# Start of Data to process

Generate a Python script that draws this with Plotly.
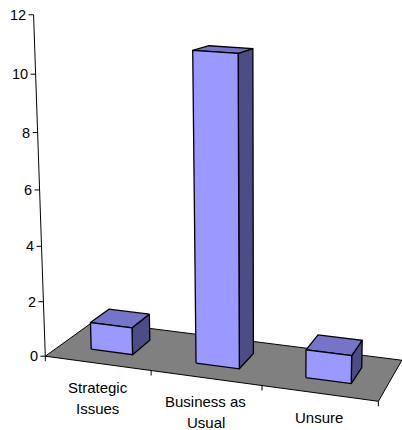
import numpy as np
import plotly.graph_objects as go

# ---- data -------------------------------------------------------------
categories = ["Strategic<br>Issues", "Business as<br>Usual", "Unsure"]
responses = [1, 11, 1]
value_ticks = [0, 2, 4, 6, 8, 10, 12]

# ---- style ------------------------------------------------------------
W, H = 402, 430
FONT = "Liberation Sans, Arial, sans-serif"
FRONT, TOP, SIDE = "#9999FF", "#7474C9", "#4C4C86"
FLOOR = "#808080"
BAR_WIDTH = 0.4          # share of a category slot
BAR_DEPTH = (0.3, 0.7)   # bar position inside the floor depth (0 front, 1 back)

# ---- perspective view ---------------------------------------------------
# World frame: x = category slot (0..n), d = depth (0..1), z = value.
# The view is calibrated from where the frame landmarks sit on the page.
view_world = [(0, 0, 0), (1, 0, 0), (2, 0, 0), (3, 0, 0), (0, 1, 0), (3, 1, 0),
              (0, 0, 2), (0, 0, 4), (0, 0, 6), (0, 0, 8), (0, 0, 10), (0, 0, 12)]
view_pixel = [(45.5, 354.5), (151.7, 370.5), (262, 386.5), (378, 402),
              (93.5, 322.5), (402, 359), (43, 301.7), (41, 246.7), (40, 190),
              (38, 132.3), (35.7, 74), (33.3, 15)]


def fit_view(world_pts, pixel_pts):
    Wp = np.asarray(world_pts, float)
    Sp = np.asarray(pixel_pts, float)
    wm = Wp.mean(0)
    ws = np.sqrt(3) / np.mean(np.linalg.norm(Wp - wm, axis=1))
    Tw = np.diag([ws, ws, ws, 1.0])
    Tw[:3, 3] = -ws * wm
    sm = Sp.mean(0)
    ss = np.sqrt(2) / np.mean(np.linalg.norm(Sp - sm, axis=1))
    Ts = np.diag([ss, ss, 1.0])
    Ts[:2, 2] = -ss * sm
    Wh = (Tw @ np.c_[Wp, np.ones(len(Wp))].T).T
    Sh = (Ts @ np.c_[Sp, np.ones(len(Sp))].T).T
    rows = []
    for Xh, (u, v, _) in zip(Wh, Sh):
        rows.append(np.r_[Xh, np.zeros(4), -u * Xh])
        rows.append(np.r_[np.zeros(4), Xh, -v * Xh])
    _, _, Vt = np.linalg.svd(np.array(rows))
    Pn = Vt[-1].reshape(3, 4)
    return np.linalg.inv(Ts) @ Pn @ Tw


P = fit_view(view_world, view_pixel)


def project(x, d, z):
    h = P @ np.array([x, d, z, 1.0])
    return h[0] / h[2], h[1] / h[2]


def polygon(pts, fill, width=1.3):
    xy = [project(*p) for p in pts]
    xs = [p[0] for p in xy] + [xy[0][0]]
    ys = [p[1] for p in xy] + [xy[0][1]]
    return go.Scatter(x=xs, y=ys, mode="lines", fill="toself", fillcolor=fill,
                      line=dict(color="black", width=width), hoverinfo="skip")


def segments(pairs, width=1.0):
    xs, ys = [], []
    for a, b in pairs:
        xs += [a[0], b[0], None]
        ys += [a[1], b[1], None]
    return go.Scatter(x=xs, y=ys, mode="lines",
                      line=dict(color="black", width=width), hoverinfo="skip")


n = len(categories)
fig = go.Figure()

# floor
fig.add_trace(polygon([(0, 0, 0), (n, 0, 0), (n, 1, 0), (0, 1, 0)], FLOOR, 1.0))

# value axis with ticks
zmax = value_ticks[-1]
fig.add_trace(segments([(project(0, 0, 0), project(0, 0, zmax))]))
tick_pairs = []
annotations = []
for t in value_ticks:
    px, py = project(0, 0, t)
    tick_pairs.append(((px - 5, py), (px, py)))
    annotations.append(dict(x=px - 5.5, y=py, text=str(t), xanchor="right",
                            yanchor="middle", showarrow=False,
                            font=dict(family=FONT, size=14.5, color="black")))
# category ticks along the front edge
for i in range(n + 1):
    px, py = project(i, 0, 0)
    tick_pairs.append(((px, py), (px, py + 5)))
fig.add_trace(segments(tick_pairs))

# category labels
for i, label in enumerate(categories):
    cx, cy = project(i + 0.5, 0, 0)
    for j, line in enumerate(label.split("<br>")):
        annotations.append(dict(x=cx, y=cy + 24 + 21 * j, text=line,
                                xanchor="center", yanchor="middle",
                                showarrow=False,
                                font=dict(family=FONT, size=15, color="black")))

# bars (side, top, then front face)
gap = (1 - BAR_WIDTH) / 2
d0, d1 = BAR_DEPTH
for i, v in enumerate(responses):
    x0, x1 = i + gap, i + 1 - gap
    fig.add_trace(polygon([(x1, d0, 0), (x1, d1, 0), (x1, d1, v), (x1, d0, v)], SIDE))
    fig.add_trace(polygon([(x0, d0, v), (x1, d0, v), (x1, d1, v), (x0, d1, v)], TOP))
    fig.add_trace(polygon([(x0, d0, 0), (x1, d0, 0), (x1, d0, v), (x0, d0, v)], FRONT))

fig.update_layout(
    width=W, height=H,
    margin=dict(l=0, r=0, t=0, b=0),
    paper_bgcolor="white", plot_bgcolor="white",
    showlegend=False,
    xaxis=dict(range=[0, W], visible=False, fixedrange=True),
    yaxis=dict(range=[H, 0], visible=False, fixedrange=True),
    annotations=annotations,
)

fig.write_html("out.html")
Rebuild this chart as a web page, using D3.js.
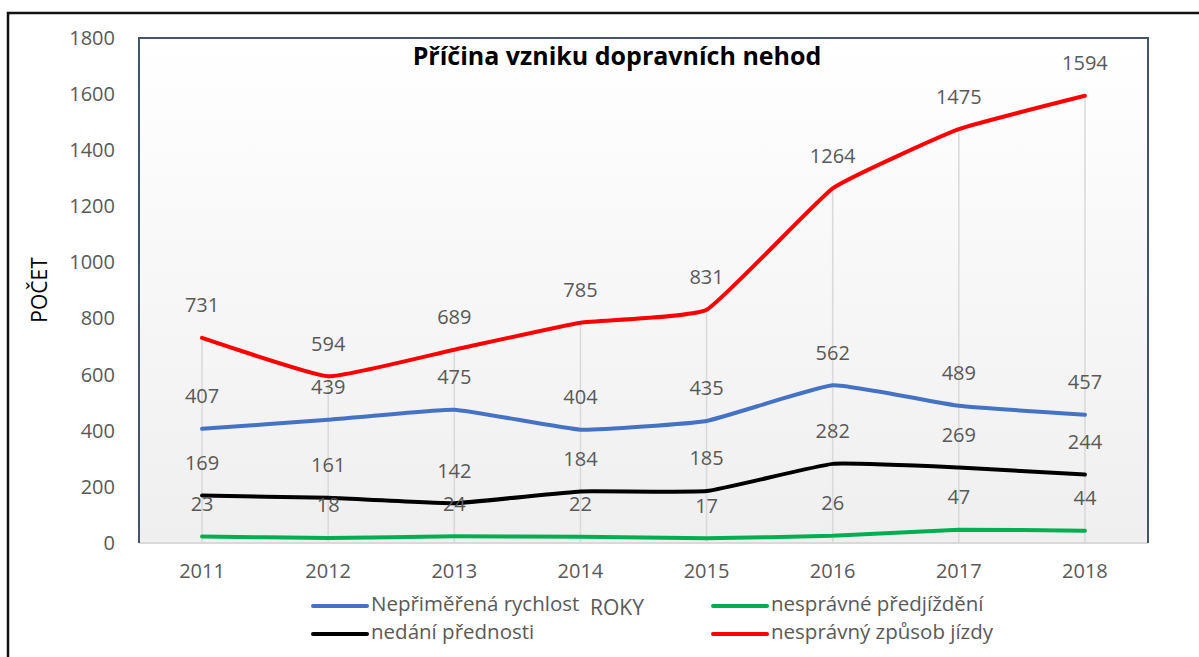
<!DOCTYPE html>
<html><head><meta charset="utf-8">
<script src="https://cdn.jsdelivr.net/npm/d3@7"></script>
<style>html,body{margin:0;padding:0;background:#fff;} svg{display:block;}</style>
</head><body>
<svg id="c" width="1199" height="657"></svg>
<script>
const years = ["2011","2012","2013","2014","2015","2016","2017","2018"];
const rychlost = [407, 439, 475, 404, 435, 562, 489, 457];
const predjizdeni = [23, 18, 24, 22, 17, 26, 47, 44];
const prednost = [169, 161, 142, 184, 185, 282, 269, 244];
const zpusob = [731, 594, 689, 785, 831, 1264, 1475, 1594];
const yTicks = [0, 200, 400, 600, 800, 1000, 1200, 1400, 1600, 1800];
const seriesNames = ["Nepřiměřená rychlost", "nesprávné předjíždění", "nedání přednosti", "nesprávný způsob jízdy"];
const seriesColors = ["#4472C4", "#00B050", "#000000", "#FF0000"];
const seriesData = [rychlost, predjizdeni, prednost, zpusob];

const FONT = "'Open Sans', sans-serif";
const svg = d3.select("#c");
const L = 139, T = 38, R = 1148, B = 543;

const x = d3.scaleBand().domain(years).range([L, R]);
const y = d3.scaleLinear().domain([0, 1800]).range([B, T]);
const cx = d => x(d) + x.bandwidth() / 2;

// outer border
svg.append("rect").attr("x", 8).attr("y", 13).attr("width", 1300).attr("height", 700)
  .attr("fill", "none").attr("stroke", "#111").attr("stroke-width", 2.5);

// plot background gradient
const defs = svg.append("defs");
const g = defs.append("linearGradient").attr("id", "bg").attr("x1", 0).attr("y1", 0).attr("x2", 0).attr("y2", 1);
g.append("stop").attr("offset", "0%").attr("stop-color", "#ffffff");
g.append("stop").attr("offset", "100%").attr("stop-color", "#efefef");
svg.append("rect").attr("x", L).attr("y", T).attr("width", R - L).attr("height", B - T).attr("fill", "url(#bg)");

// drop lines
const maxes = years.map((yr, i) => d3.max(seriesData, s => s[i]));
svg.append("g").selectAll("line").data(years).join("line")
  .attr("x1", d => cx(d)).attr("x2", d => cx(d))
  .attr("y1", (d, i) => y(maxes[i])).attr("y2", B)
  .attr("stroke", "#d9d9d9").attr("stroke-width", 1.5);

// bottom axis line
svg.append("line").attr("x1", L).attr("x2", R).attr("y1", B).attr("y2", B)
  .attr("stroke", "#d9d9d9").attr("stroke-width", 2);
// plot border left/top/right
svg.append("path").attr("d", `M${L},${B}V${T}H${R}V${B}`)
  .attr("fill", "none").attr("stroke", "#44546A").attr("stroke-width", 2);

// y axis
const yAxis = d3.axisLeft(y).tickValues(yTicks).tickFormat(d3.format("d")).tickSize(0).tickPadding(24);
const ya = svg.append("g").attr("transform", `translate(${L},0)`).call(yAxis);
ya.select(".domain").remove();
ya.selectAll("text").attr("font-family", FONT).attr("font-size", 20).attr("fill", "#595959");

// x axis
const xAxis = d3.axisBottom(x).tickSize(0).tickPadding(21);
const xa = svg.append("g").attr("transform", `translate(0,${B})`).call(xAxis);
xa.select(".domain").remove();
xa.selectAll("text").attr("font-family", FONT).attr("font-size", 20).attr("fill", "#595959");

// lines
const line = d3.line().x((d, i) => cx(years[i])).y(d => y(d)).curve(d3.curveCardinal.tension(0.65));
seriesData.forEach((s, k) => {
  svg.append("path").datum(s).attr("d", line).attr("fill", "none")
    .attr("stroke", seriesColors[k]).attr("stroke-width", 4).attr("stroke-linecap", "round").attr("stroke-linejoin", "round");
});

// data labels
seriesData.forEach((s, k) => {
  svg.append("g").selectAll("text").data(s).join("text")
    .attr("x", (d, i) => cx(years[i])).attr("y", d => y(d) - 31)
    .attr("text-anchor", "middle").attr("dominant-baseline", "middle")
    .attr("font-family", FONT).attr("font-size", 20).attr("fill", "#595959")
    .text(d => d);
});

// title
svg.append("text").attr("x", 617).attr("y", 58).attr("text-anchor", "middle").attr("dominant-baseline", "middle")
  .attr("font-family", FONT).attr("font-weight", "bold").attr("font-size", 25).attr("fill", "#000")
  .text("Příčina vzniku dopravních nehod");

// y title
svg.append("text").attr("transform", "translate(41,290) rotate(-90)")
  .attr("text-anchor", "middle").attr("dominant-baseline", "middle")
  .attr("font-family", FONT).attr("font-size", 21).attr("fill", "#000").text("POČET");

// x title
svg.append("text").attr("x", 617).attr("y", 609).attr("text-anchor", "middle").attr("dominant-baseline", "middle")
  .attr("font-family", FONT).attr("font-size", 21).attr("fill", "#595959").text("ROKY");

// legend
const legPos = [[313, 606], [713, 606], [313, 634], [713, 634]];
seriesNames.forEach((n, k) => {
  const [lx, ly] = legPos[k];
  svg.append("line").attr("x1", lx).attr("x2", lx + 54).attr("y1", ly).attr("y2", ly)
    .attr("stroke", seriesColors[k]).attr("stroke-width", 4).attr("stroke-linecap", "round");
  svg.append("text").attr("x", lx + 58).attr("y", ly).attr("dominant-baseline", "middle")
    .attr("font-family", FONT).attr("font-size", 20.5).attr("fill", "#595959").text(n);
});
</script>
</body></html>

# End of Data to process

> _Directions for this task_
Every line from the top of the entries through the line that holds "(38, 132.3), (35.7, 74), (33.3, 15)]" is to be quoted exactly, please, and nothing else; omit the pictures.

> _Exercise solution_
Generate a Python script that draws this with Plotly.
import numpy as np
import plotly.graph_objects as go

# ---- data -------------------------------------------------------------
categories = ["Strategic<br>Issues", "Business as<br>Usual", "Unsure"]
responses = [1, 11, 1]
value_ticks = [0, 2, 4, 6, 8, 10, 12]

# ---- style ------------------------------------------------------------
W, H = 402, 430
FONT = "Liberation Sans, Arial, sans-serif"
FRONT, TOP, SIDE = "#9999FF", "#7474C9", "#4C4C86"
FLOOR = "#808080"
BAR_WIDTH = 0.4          # share of a category slot
BAR_DEPTH = (0.3, 0.7)   # bar position inside the floor depth (0 front, 1 back)

# ---- perspective view ---------------------------------------------------
# World frame: x = category slot (0..n), d = depth (0..1), z = value.
# The view is calibrated from where the frame landmarks sit on the page.
view_world = [(0, 0, 0), (1, 0, 0), (2, 0, 0), (3, 0, 0), (0, 1, 0), (3, 1, 0),
              (0, 0, 2), (0, 0, 4), (0, 0, 6), (0, 0, 8), (0, 0, 10), (0, 0, 12)]
view_pixel = [(45.5, 354.5), (151.7, 370.5), (262, 386.5), (378, 402),
              (93.5, 322.5), (402, 359), (43, 301.7), (41, 246.7), (40, 190),
              (38, 132.3), (35.7, 74), (33.3, 15)]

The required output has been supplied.